What women power?
Irrelevant titles you are used to but never one as misleading as Jayadevi Films' `Power of Women' (U). If you imagine `Power ... ' to be a movie on a woman who faces adversity with grit and emerges winner, you've got it wrong. The heroine here is a weepy, naοve housewife, who continues to be stupid and dies because of her stupidity.

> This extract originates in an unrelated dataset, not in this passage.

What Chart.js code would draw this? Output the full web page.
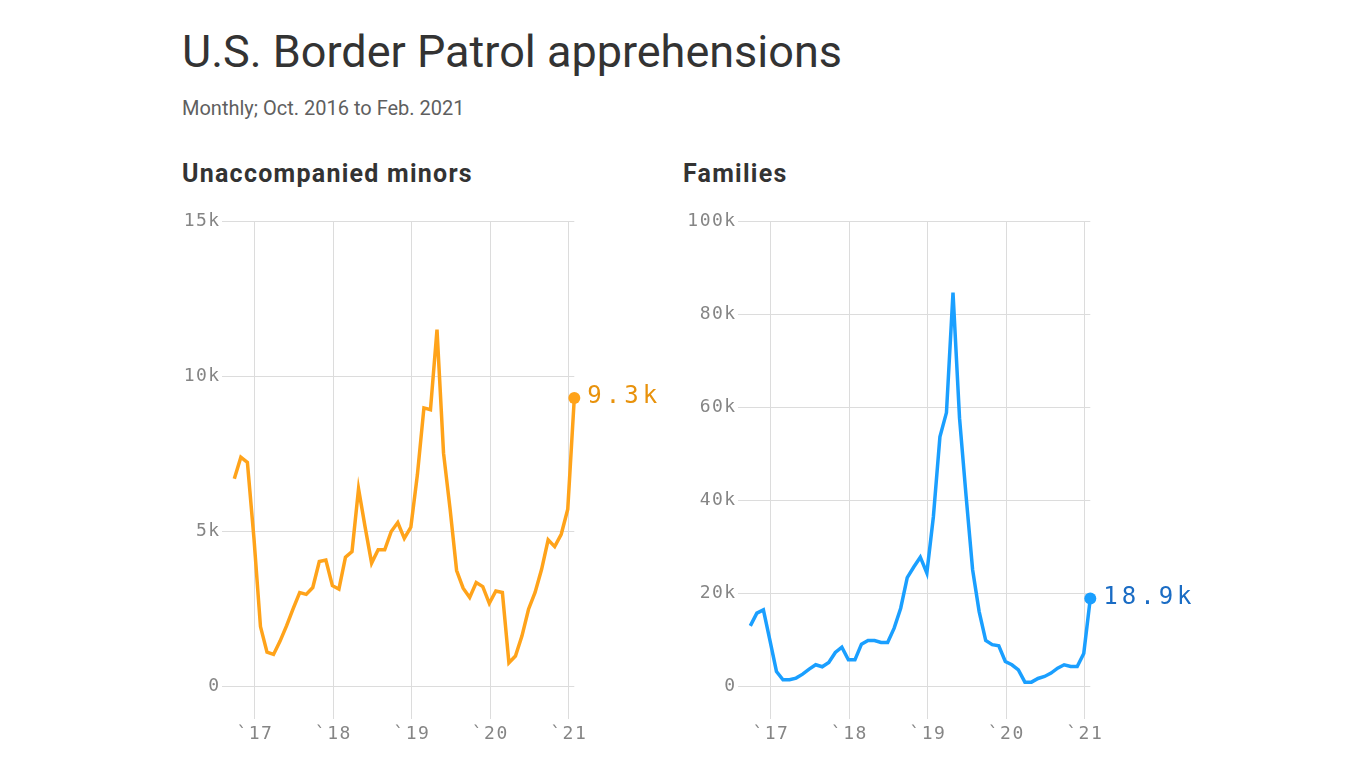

The film has Aatma (Hariharan) musician and social activist, crying himself hoarse about the emancipation of women, writing books on the subject and courting house arrest for the controversy he creates. In a flashback mode for the most part, the story revolves round Jyoti (Khushboo), a village girl married to the rich Shyam (Riyaz Khan) and whisked away to Canada. Life is bliss till she gets to know about Shyam's nefarious activities. (A little on the lines of Sivasankari's `47 Naatkal' that Balachander made into a film) Jyoti rebels in vain. Friend and musician Aatma offers solace and only causes more harm, because Shyam suspects his wife and Aatma of having an illicit relationship.
Khushboo's mature looks do not go with the role of a gullible village girl who is in for a rude shock in an alien land. Neither does she look slim or youthful enough to pass off as Riyaz Khan's wife. So her initial innocence, coquetry and shyness seem too artificial. The voice that's dubbed for her is again too loud. But rising above the restrictions, Khushboo makes quite an impression in the sequence where her husband chops off her locks to punish her. Histrionics isn't Hariharan's forte. It is Riyaz Khan as the sadistic, torturing husband who does a remarkable job. Kitchas' camera pans a colour-filled Canada, offering a fiesta for the eyes. Jayadevi's story is initially strong. The glaring gaffe, however, is the detective agency friend deciding to tell Shyam a purposeless lie. The last few scenes are unpardonably slow and didactic.
The screenplay meanders through undulating terrain at a trying pace touching upon too may issues from child marriage to widow re-marriage and sati. The purpose is noble, but in the process writer, director and producer and yesteryear actor Jayadevi seems caught in a time warp.